Since the early 1950s, the UN has named “prominent personalities” (read: celebrities) as ambassadors to highlight key issues and draw attention to their efforts. They have named Nicole Kidman, Emma Watson, and Ann Hathaway as official Women’s Goodwill Ambassadors. They are all icons of beauty, and are all very, very white. The idea behind nominating famous individuals is to draw attention to the issue. Despite speeches and trips, their real power is in their ability to generate headlines. I would argue that Wonder Woman, despite being a fictional character, has that same power. How many young girls, comic book fans, and curious internet wanderers paid attention to this event simply because it was Wonder Woman? How many MORE people paid attention because of this controversy? I’d be willing to bet that more people became aware of the UN’s support for women’s rights because of Wonder Woman’s appointment than due to any other ambassador they’ve named for that cause. The whole point of naming “honorary” and “goodwill” ambassadors is for the PR, and Wonder Woman has already been wildly successful at drawing attention to this issue.
I think, of all the arguments these protesters have made, the one about her outfit upsets me the most.

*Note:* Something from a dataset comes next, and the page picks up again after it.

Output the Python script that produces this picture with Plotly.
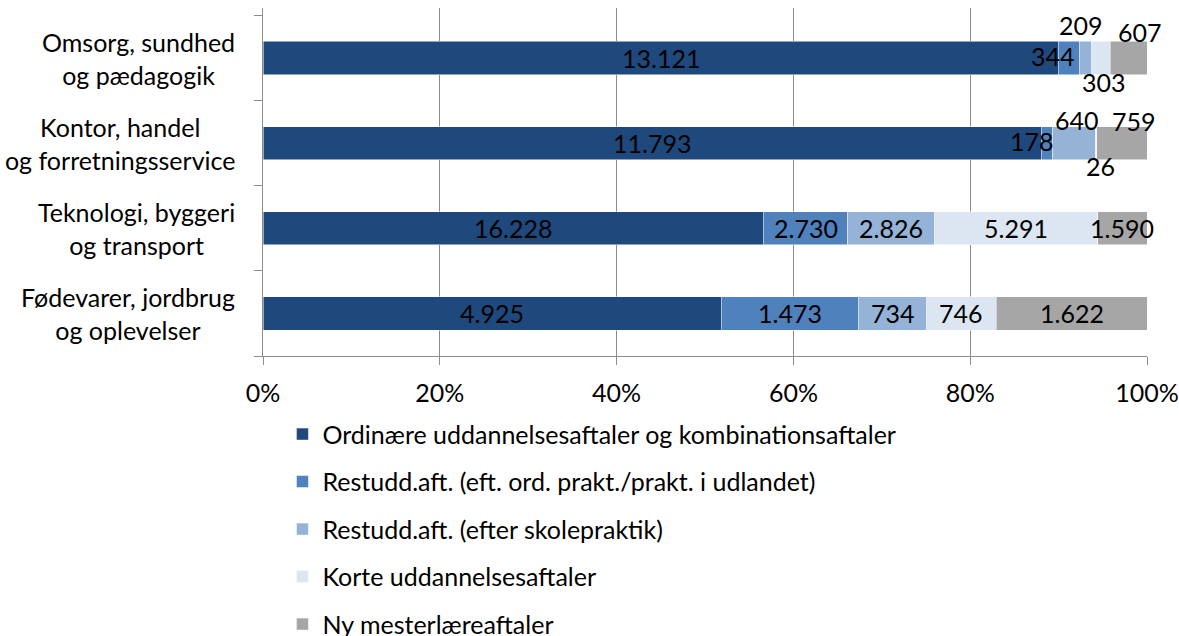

Different cultures have different ideas of what is acceptable and what they believe is beautiful, but shouldn’t the idea of female empowerment include a woman’s right to not be judged by what she wears? A woman in a bathing suit should be as respected as a woman in a business suit. Saying a character isn’t a good representation of female empowerment because of her clothing runs completely counter to how true female equality works. The power should be with the woman, not those around her to observe and judge.
This character was designed as a feminist icon from the beginning. She was the first prominent female superhero that was completely original and not a derivative of a male character, such as Supergirl and Batgirl. Her character biography has changed over the years, but she’s always been able to go toe-to-toe with the world’s most powerful heroes and emerge victorious. She represents a thriving all-female culture that isn’t in need of male saviors or caretakers.
These protesters should look past her star-spangled briefs (now updated to a Roman-inspired leather skirt) to what the character really means to her fans. I’ve walked the convention floor dressed as this character. I’ve seen the excitement on little girls’ faces when they see me. They proudly wear their tiaras and flex their muscles with me. In a world that is dominated by love-obsessed Disney Princesses, Wonder Woman shows young girls that they can save the world.